The one thing The Grinder hasn’t yet figured out is how to best make use of the characters that aren’t Dean or Stewart; any time Debbie gets her own subplot, for example, it feels like filler because it is filler. The cast is talented, but the series revolves around Dean in practice as much as it does in Dean’s own head. Is Dean Sr. a buffoon, or is he losing his faculties? There have been hints at the latter, but the character’s lack of definition turns him into grandfatherly window dressing. The kids are punchline machines, and Morales only recently gained character traits beyond “too cool for the room,” though it’s been fun just to watch her reactions in the background. In “Grinder vs. Grinder,” the show even addressed head-on the fact that she and Ellis, the only two adult women on the show, had never shared a scene together…by having Debbie remark “I can’t believe we haven’t met yet!”

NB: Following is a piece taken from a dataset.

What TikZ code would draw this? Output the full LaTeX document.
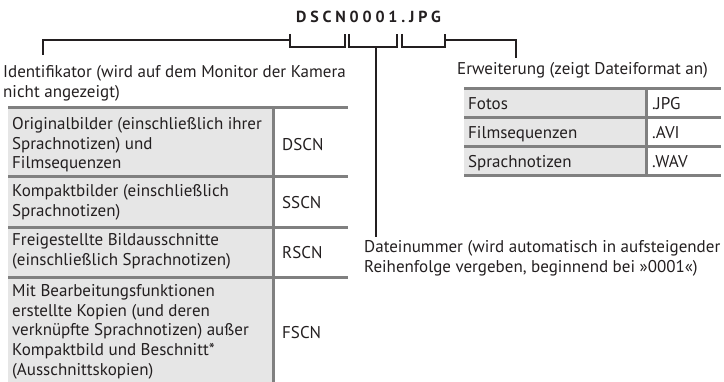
\documentclass[tikz,border=0pt]{standalone}
\usepackage{fontspec}
\setmainfont{PT Sans}
\newfontfamily\namefont[LetterSpace=24]{PT Sans}
\usetikzlibrary{positioning}
\definecolor{ink}{RGB}{35,31,32}
\definecolor{rulegray}{RGB}{128,128,128}
\definecolor{cellgray}{RGB}{230,230,230}
\tikzset{
  txt/.style={anchor=north west, yshift=13.8pt, align=left, inner sep=0pt, text=ink,
    font=\fontsize{17}{19.7}\selectfont, execute at begin node=\strut},
  tabrule/.style={rulegray, line width=3pt},
  brace/.style={ink, line width=2pt}
}
\begin{document}
\begin{tikzpicture}[x=1pt,y=-1pt]
  \useasboundingbox (0,0) rectangle (724,382);
  % file name
  \node[inner sep=0pt, anchor=base, text=ink, font=\namefont\bfseries\fontsize{16}{18}\selectfont] (fname) at (368.5,23) {DSCN0001.JPG};
  % brackets under the name
  \draw[brace] (290,34) -- (290,47) -- (345,47) -- (345,34);
  \draw[brace] (349,34) -- (349,47) -- (397,47) -- (397,34);
  \draw[brace] (402,34) -- (402,47) -- (445,47) -- (445,34);
  \coordinate (idtop) at (290,40);
  \coordinate (numtop) at (376,47);
  \coordinate (exttop) at (445,40);
  % labels (placed at the first baseline)
  \node[txt] (ident) at (3,79) {Identifikator (wird auf dem Monitor der Kamera\\nicht angezeigt)};
  \node[txt] (ext) at (457,74) {Erweiterung (zeigt Dateiformat an)};
  \node[txt] (num) at (364,254) {Dateinummer (wird automatisch in aufsteigender\\Reihenfolge vergeben, beginnend bei »0001«)};
  \coordinate (idend) at (43,55);
  \coordinate (numend) at (376,237);
  \coordinate (extend) at (516,58);
  % leaders
  \draw[brace] (idtop) -| (idend);
  \draw[brace] (numtop) -- (numend);
  \draw[brace] (exttop) -| (extend);
  % left table
  \fill[cellgray] (8,108) rectangle (273,382);
  \foreach \y in {108,177,228,278}
    \draw[tabrule] (8,\y) -- (348,\y);
  \draw[tabrule] (273,108) -- (273,382);
  \node[txt] (orig) at (12,131) {Originalbilder (einschließlich ihrer\\Sprachnotizen) und\\Filmsequenzen};
  \node[txt] (origcode) at (282,150) {DSCN};
  \node[txt] (small) at (12,198) {Kompaktbilder (einschließlich\\Sprachnotizen)};
  \node[txt] (smallcode) at (282,208) {SSCN};
  \node[txt] (crop) at (12,247) {Freigestellte Bildausschnitte\\(einschließlich Sprachnotizen)};
  \node[txt] (cropcode) at (282,258) {RSCN};
  \node[txt] (edit) at (12,298) {Mit Bearbeitungsfunktionen\\erstellte Kopien (und deren\\verknüpfte Sprachnotizen) außer\\Kompaktbild und Beschnitt*\\(Ausschnittskopien)};
  \node[txt] (editcode) at (282,338) {FSCN};
  % right table
  \fill[cellgray] (464,89) rectangle (646,176);
  \foreach \y in {89,118,147,176}
    \draw[tabrule] (464,\y) -- (721,\y);
  \draw[tabrule] (646,89) -- (646,176);
  \node[txt] (photo) at (468,109) {Fotos};
  \node[txt] (photoext) at (652,109) {.JPG};
  \node[txt] (movie) at (468,138) {Filmsequenzen};
  \node[txt] (movieext) at (652,138) {.AVI};
  \node[txt] (voice) at (468,167) {Sprachnotizen};
  \node[txt] (voiceext) at (652,167) {.WAV};
\end{tikzpicture}
\end{document}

But will the series get a chance to self-improve? Unfortunately Olyphant, even playing himself, wasn’t big enough stunt casting to juice the ratings (not even a West Wing reunion with Richard Schiff moved the needle); recent episodes have added Community alum Jim Rash as a potential client, and Maya Rudolph as Dean’s new therapist, prescribed by Stewart – which backfires spectacularly, of course – but the writing may be on the wall for the fledgling show. Last week’s “The Retooling of Dean Sanderson” hit a series low of 0.6, half of what New Girl earned at the top of the block (and that’s not a good number, either). Even in this fractured age of Peak TV, that’s probably not enough to earn The Grinder a second season. That would be a shame. Right now it’s my favorite sitcom on the air, and if you enjoy any of the shows I’ve mentioned to this point, you owe it to yourself to give it a chance. The Grinder never rests.